The Virginia Supreme Court today struck down a state law giving unelected bodies the power to levy taxes in Marshall v. Northern Virginia Regional Transportation Authority. It blocked regional transit authorities from levying taxes to pay for regional transportation projects. (Some of the money is being wasted on pork-barrel projects).
I earlier criticized the biggest tax imposed by the transit authorities, the regional grantor’s tax, in the Richmond Times-Dispatch and the Examiner, noting that it violates the “user-pays” principle, and economic common sense, by making homeowners, not motorists, pay for transportation (Many motorists using Northern Virginia roads are from out-of-state; the grantor’s tax applies only to Northern Virginia homeowners, including elderly people who seldom drive).

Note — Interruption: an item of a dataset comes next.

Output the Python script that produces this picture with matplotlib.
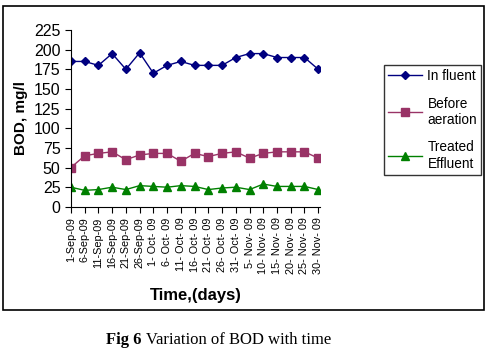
import matplotlib
matplotlib.use("Agg")
import matplotlib.pyplot as plt
from matplotlib.patches import Rectangle

# datas de coleta e valores de BOD (mg/l)
datas = ["1-Sep-09", "6-Sep-09", "11-Sep-09", "16-Sep-09", "21-Sep-09", "26-Sep-09",
         "1- Oct- 09", "6- Oct- 09", "11- Oct- 09", "16- Oct- 09", "21- Oct- 09",
         "26- Oct- 09", "31- Oct- 09", "5- Nov- 09", "10- Nov- 09", "15- Nov- 09",
         "20- Nov- 09", "25- Nov- 09", "30- Nov- 09"]
influente = [185, 185, 180, 195, 175, 196, 170, 180, 185, 180, 180, 180, 190, 195, 195, 190, 190, 190, 175]
antesAeracao = [50, 65, 68, 70, 60, 66, 68, 68, 58, 68, 64, 68, 70, 62, 68, 70, 70, 70, 62]
efluenteTratado = [25, 21, 22, 25, 22, 27, 26, 25, 27, 26, 22, 24, 25, 22, 29, 26, 26, 26, 22]

plt.rcParams['font.family'] = ['Liberation Sans', 'DejaVu Sans']

fig = plt.figure(figsize=(4.89, 3.53), dpi=100)
ax = fig.add_axes([0.145, 0.414, 0.51, 0.501])

x = range(len(datas))
ax.plot(x, influente, color='#000080', marker='D', markersize=4.5, linewidth=1, label='In fluent')
ax.plot(x, antesAeracao, color='#993366', marker='s', markersize=5.5, linewidth=1, label='Before\naeration')
ax.plot(x, efluenteTratado, color='#008000', marker='^', markersize=6, linewidth=1, label='Treated\nEffluent')

ax.set_xlim(0, 18.15)
ax.set_ylim(0, 225)
ax.set_yticks(range(0, 226, 25))
ax.set_xticks(list(x))
ax.set_xticklabels(datas, rotation=90, fontsize=7.8)
ax.tick_params(axis='y', labelsize=11.5, direction='out', length=4)
ax.tick_params(axis='x', direction='out', length=4)
for lado in ['top', 'right']:
    ax.spines[lado].set_visible(False)
ax.set_ylabel('BOD, mg/l', fontweight='bold', fontsize=11, labelpad=4)
ax.set_xlabel('Time,(days)', fontweight='bold', fontsize=12, labelpad=10)

fig.legend(loc='upper left', bbox_to_anchor=(0.785, 0.816), borderaxespad=0, fontsize=9.8,
           frameon=True, fancybox=False, edgecolor='black', handlelength=2.5, borderpad=0.3,
           labelspacing=1.0, handletextpad=0.4)

# moldura externa do grafico
fig.patches.append(Rectangle((0.006, 0.122), 0.984, 0.862, transform=fig.transFigure,
                             fill=False, edgecolor='black', linewidth=1.2))

# legenda da figura
serif = ['Liberation Serif', 'DejaVu Serif']
t1 = fig.text(0.217, 0.025, 'Fig 6', fontweight='bold', fontsize=12, family=serif)
fig.add_artist(plt.Annotation(' Variation of BOD with time', xy=(1, 0), xycoords=t1,
                              va='bottom', fontsize=12, family=serif))

fig.savefig('out.png', dpi=100)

The decision will lead to demands that the legislature itself (or local governments) raise taxes to replace the invalid regional taxes. In an ideal world, the revenue needed for transportation should be generated, not with regional tax increases, but with cuts in public employee compensation (such as their overly generous pension and health benefits), which has outpaced inflation in recent years. (Northern Virginia has some of the region’s worst roads and most ornate municipal buildings. Arlington, Virginia teachers typically have compensation packages that exceed $100,000 per year, reflecting salaries of over $70,000 and generous benefits worth nearly $30,000 — and they’re not even the best paid public employees!).
But given the clout of the public employee unions, that may not be possible. If it isn’t, then the legislature should avoid reimposing the grantor’s tax, and use more transportation-related user-fees. If it does raise any taxes, they should be taxes related to transportation, like a gas tax increase, not taxes on homeowners or businesses that create jobs.